Bubbles & Beauty: Housewives in History

Bubbles & Beauty: Housewives in History

June 29 - September 1, 2010

 

This exhibit remembered the days of yesteryear as innovations to housekeeping progressed through the decades. The role of housewife has gone through drastic changes over time beginning with the basic homesteads after the land runs in the 1800's when the average homemaker in the nineteenth century walked 148 miles a year carrying 36 tons of water to today's modern, multi-tasking superwomen.

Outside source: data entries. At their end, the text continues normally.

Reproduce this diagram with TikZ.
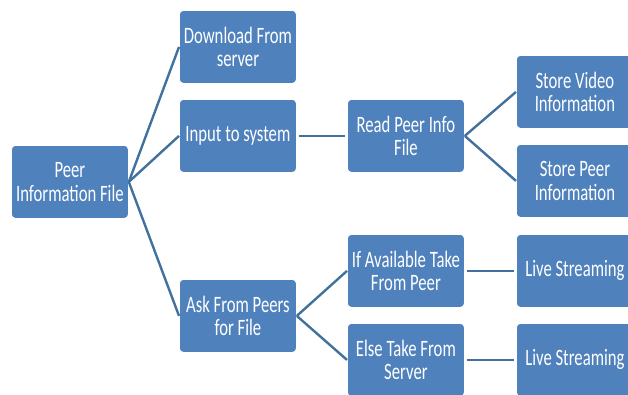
\documentclass[tikz,border=0pt]{standalone}
\usepackage{fontspec}
\setmainfont[FakeStretch=0.71]{Carlito}
\definecolor{boxblue}{HTML}{4F81BD}
\definecolor{linkblue}{HTML}{41719C}
\begin{document}
\begin{tikzpicture}[x=1pt,y=-1pt,
  block/.style={rectangle, rounded corners=4pt, fill=boxblue, draw=white, line width=0.8pt,
    minimum width=117pt, minimum height=73pt, inner sep=0pt, align=center,
    text=white, font=\fontsize{23.5}{23.5}\selectfont, anchor=north west},
  link/.style={draw=linkblue, line width=2.4pt}]
\useasboundingbox (0,0) rectangle (628,394);
\clip (0,0) rectangle (628,394);
% root
\node[block] (root) at (11,145) {Peer\\Information File};
% first level
\node[block] (dl)  at (179,10)  {Download From\\server};
\node[block] (inp) at (179,99)  {Input to system};
\node[block] (ask) at (179,279) {Ask From Peers\\for File};
% second level
\node[block] (read) at (347,99)  {Read Peer Info\\File};
\node[block] (avail) at (347,234) {If Available Take\\From Peer};
\node[block] (else) at (347,323) {Else Take From\\Server};
% third level
\node[block] (vid)  at (516,55)  {Store Video\\Information};
\node[block] (peer) at (516,144) {Store Peer\\Information};
\node[block] (ls1)  at (516,234) {Live Streaming};
\node[block] (ls2)  at (516,323) {Live Streaming};
% connectors
\draw[link] (root.east) -- (dl.west);
\draw[link] (root.east) -- (inp.west);
\draw[link] (root.east) -- (ask.west);
\draw[link, shorten <=2pt, shorten >=2pt] (inp.east) -- (read.west);
\draw[link] (read.east) -- (vid.west);
\draw[link] (read.east) -- (peer.west);
\draw[link] (ask.east) -- (avail.west);
\draw[link] (ask.east) -- (else.west);
\draw[link, shorten <=2pt, shorten >=2pt] (avail.east) -- (ls1.west);
\draw[link, shorten <=2pt, shorten >=2pt] (else.east) -- (ls2.west);
\end{tikzpicture}
\end{document}
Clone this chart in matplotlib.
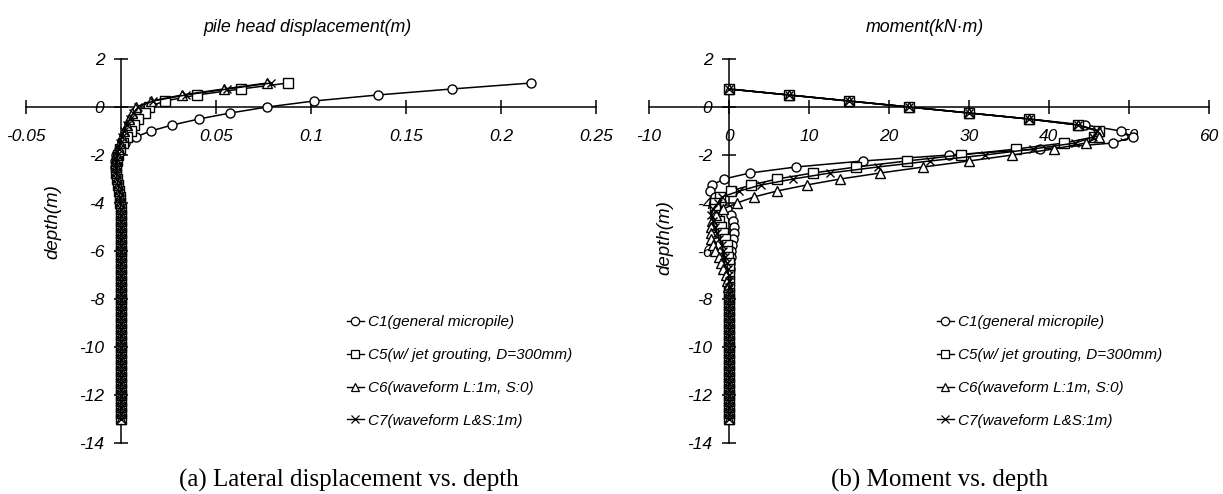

As time has marched forward many household innovations have been developed and marketed directly to women. Vintage advertisements and products from the early 1900s to the 1950s in this exhibit reveal the cultural expectation that women should maintain their own beauty as carefully as they were keeping their own homes.

Bubbles & Beauty featureed a variety of artifacts from the Edmond Historical Society Collections connected to homemakers like stoves, irons, sweepers, patterns, T.V. dinners, vacuums, wringer washers along with fashion, pearls and lipsticks. The domestic goddess of the 1950s was the archetype of the post-war ideal. This exploration of the kitschy culture of efficient homemakers and attentive wives at the height of the housewife heyday was a popular exhibit for museum patrons of all generations.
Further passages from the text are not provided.